En definitiva, nuestros militares torturadores utilizaron el mismo método que sus maestros nazis. Fueron capaces de crear un universo de fantasía: en numerosas ocasiones elegían a las prisioneras más bonitas, las vestían con ropa cara y elegante y las llevaban, como damas de compañía, a restaurantes de lujo o a discotecas exclusivas. Igual que los judíos presos en el campo de concentración de Terezin, las presas argentinas debieron interpretar el papel que les habían asignado; como muchos de esos judíos, no vivieron para contarlo. A ellas, como a aquellos judíos, no se les puede culpar. ¿También quedan libres de culpa quienes desde una supuesta ingenuidad fueron espectadores de esa mentira?
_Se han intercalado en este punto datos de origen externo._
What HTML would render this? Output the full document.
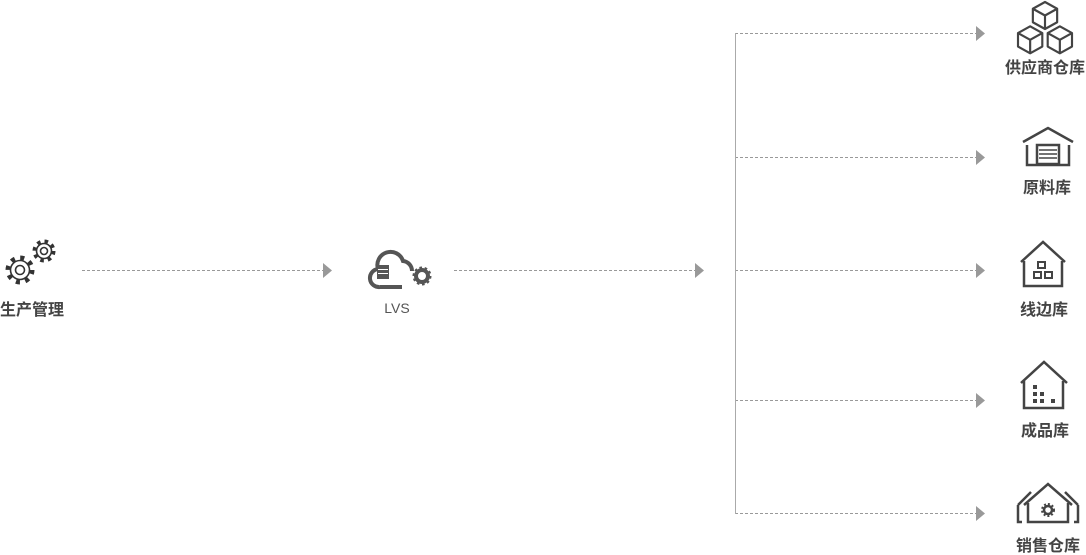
<!DOCTYPE html>
<html><head><meta charset="utf-8"><style>
body{margin:0;background:#fff;width:1086px;height:555px;overflow:hidden}
svg{display:block}
.t{font-family:"Liberation Sans","Noto Sans CJK SC",sans-serif;font-size:16px;font-weight:bold;fill:#444;text-anchor:middle}
</style></head><body>
<svg width="1086" height="555" viewBox="0 0 1086 555">
<g stroke="#999" stroke-width="1" stroke-dasharray="3,2" fill="none">
<line x1="82" y1="270.5" x2="323" y2="270.5"/>
<line x1="454" y1="270.5" x2="695" y2="270.5"/>
<line x1="735" y1="33.5" x2="976" y2="33.5"/>
<line x1="735" y1="157.5" x2="976" y2="157.5"/>
<line x1="735" y1="270.5" x2="976" y2="270.5"/>
<line x1="735" y1="400.5" x2="976" y2="400.5"/>
<line x1="735" y1="513.5" x2="976" y2="513.5"/>
</g>
<line x1="735.5" y1="33" x2="735.5" y2="514" stroke="#aaa"/>
<g fill="#999">
<polygon points="323,263 332,270.5 323,278"/>
<polygon points="695,263 704,270.5 695,278"/>
<polygon points="976,26 985,33.5 976,41"/>
<polygon points="976,150 985,157.5 976,165"/>
<polygon points="976,263 985,270.5 976,278"/>
<polygon points="976,393 985,400.5 976,408"/>
<polygon points="976,506 985,513.5 976,521"/>
</g>
<!-- gears -->
<g fill="none" stroke="#333">
<circle cx="20" cy="270" r="12" stroke-dasharray="4,5.4" stroke-width="5"/>
<circle cx="20" cy="270" r="9.5" fill="#fff" stroke-width="1.6"/>
<circle cx="20" cy="270" r="4.5" stroke-width="1.6"/>
<circle cx="44" cy="251" r="9.5" stroke-dasharray="3.5,4" stroke-width="4"/>
<circle cx="44" cy="251" r="7.5" fill="#fff" stroke-width="1.6"/>
<circle cx="44" cy="251" r="3.5" stroke-width="1.6"/>
</g>
<text class="t" x="32" y="315">生产管理</text>
<!-- cloud -->
<path d="M380 287 h22 M380 287 a9 9 0 0 1 -2 -18 a13 13 0 0 1 25 -8 a10 10 0 0 1 9 10" fill="none" stroke="#555" stroke-width="4"/>
<rect x="377" y="265" width="12" height="14" fill="#555"/>
<g stroke="#fff" stroke-width="1"><line x1="378" y1="269.5" x2="388" y2="269.5"/><line x1="378" y1="273.5" x2="388" y2="273.5"/></g>
<circle cx="422" cy="276" r="6" fill="none" stroke="#555" stroke-width="4"/>
<circle cx="422" cy="276" r="8" fill="none" stroke="#555" stroke-width="3" stroke-dasharray="2.5,2.5"/>
<text x="397" y="313" font-family="Liberation Sans,sans-serif" font-size="14" fill="#555" text-anchor="middle">LVS</text>
<!-- cubes -->
<g fill="none" stroke="#444" stroke-width="1.6" stroke-linejoin="round" transform="translate(1045,29) scale(1.35) translate(-1045,-25)">
<path d="M1036 10 l9 -5 l9 5 v10 l-9 5 l-9 -5z M1036 10 l9 5 l9 -5 M1045 15 v10"/>
<path d="M1025 28 l9 -5 l9 5 v10 l-9 5 l-9 -5z M1025 28 l9 5 l9 -5 M1034 33 v10"/>
<path d="M1047 28 l9 -5 l9 5 v10 l-9 5 l-9 -5z M1047 28 l9 5 l9 -5 M1056 33 v10"/>
</g>
<text class="t" x="1045" y="73">供应商仓库</text>
<!-- garage -->
<g fill="none" stroke="#444" stroke-width="2.5">
<path d="M1023 142 l25 -14 l25 14"/>
<path d="M1027 145 v20 h42 v-20"/>
<rect x="1037" y="145" width="22" height="19"/>
</g>
<g stroke="#444" stroke-width="1.5"><line x1="1039" y1="150" x2="1057" y2="150"/><line x1="1039" y1="154" x2="1057" y2="154"/><line x1="1039" y1="158" x2="1057" y2="158"/></g>
<text class="t" x="1047" y="193">原料库</text>
<!-- line side -->
<g fill="none" stroke="#444" stroke-width="2.5">
<path d="M1021 262 l22 -20 l22 20"/>
<path d="M1024 261 v25 h38 v-25"/>
<rect x="1038" y="262" width="7" height="6" stroke-width="2"/>
<rect x="1034" y="272" width="7" height="6" stroke-width="2"/>
<rect x="1045" y="272" width="7" height="6" stroke-width="2"/>
</g>
<text class="t" x="1044" y="315">线边库</text>
<!-- product -->
<g fill="none" stroke="#444" stroke-width="2.5">
<path d="M1021 383 l23 -21 l23 21"/>
<path d="M1024 381 v27 h39 v-27"/>
</g>
<g fill="#444"><rect x="1033" y="385" width="4" height="4"/><rect x="1033" y="392" width="4" height="4"/><rect x="1040" y="392" width="4" height="4"/><rect x="1033" y="399" width="4" height="4"/><rect x="1040" y="399" width="4" height="4"/><rect x="1051" y="399" width="4" height="4"/></g>
<text class="t" x="1045" y="436">成品库</text>
<!-- sales -->
<g fill="none" stroke="#444" stroke-width="2.5">
<path d="M1018 505 l13 -13 M1018 505 v17 h4"/>
<path d="M1078 505 l-13 -13 M1078 505 v17 h-4"/>
<path d="M1024 505 l24 -21 l24 21"/>
<path d="M1028 503 v19 h40 v-19"/>
<circle cx="1048" cy="510" r="4"/>
</g>
<circle cx="1048" cy="510" r="6" fill="none" stroke="#444" stroke-width="2" stroke-dasharray="2,2"/>
<text class="t" x="1048" y="551">销售仓库</text>
</svg>
</body></html>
Un buen montaje teatral puede hacer cierto lo falso. Shakespeare lo explica en el tercer acto de Hamlet, cuando el príncipe instruye a los cómicos de qué modo deben representar la obra que él ha escrito. Un espectador ingenuo puede dar por verdadero lo que está viendo sobre el escenario: cuando los hermanos Podestá llevaban la pieza Juan Moreira por los pueblos del interior, en más de una ocasión el actor que interpretaba al sargento Chirino debía huir de los espectadores que querían vengar la muerte de Moreira. ¿Fueron espectadores ingenuos aquellos que orgullosos proclamaban que los argentinos éramos derechos y humanos? No, ellos mismos íntimamente saben que no, pero igual que el delegado de la Cruz Roja seguirán afirmando que no vieron el horror; jamás reconocerán que no lo quisieron ver. El verdadero y terrible final de esta farsa se producirá en la sala Casacuberta del San Martín, cuando más de uno de esos falsos ingenuos aplauda emocionado Camino del cielo.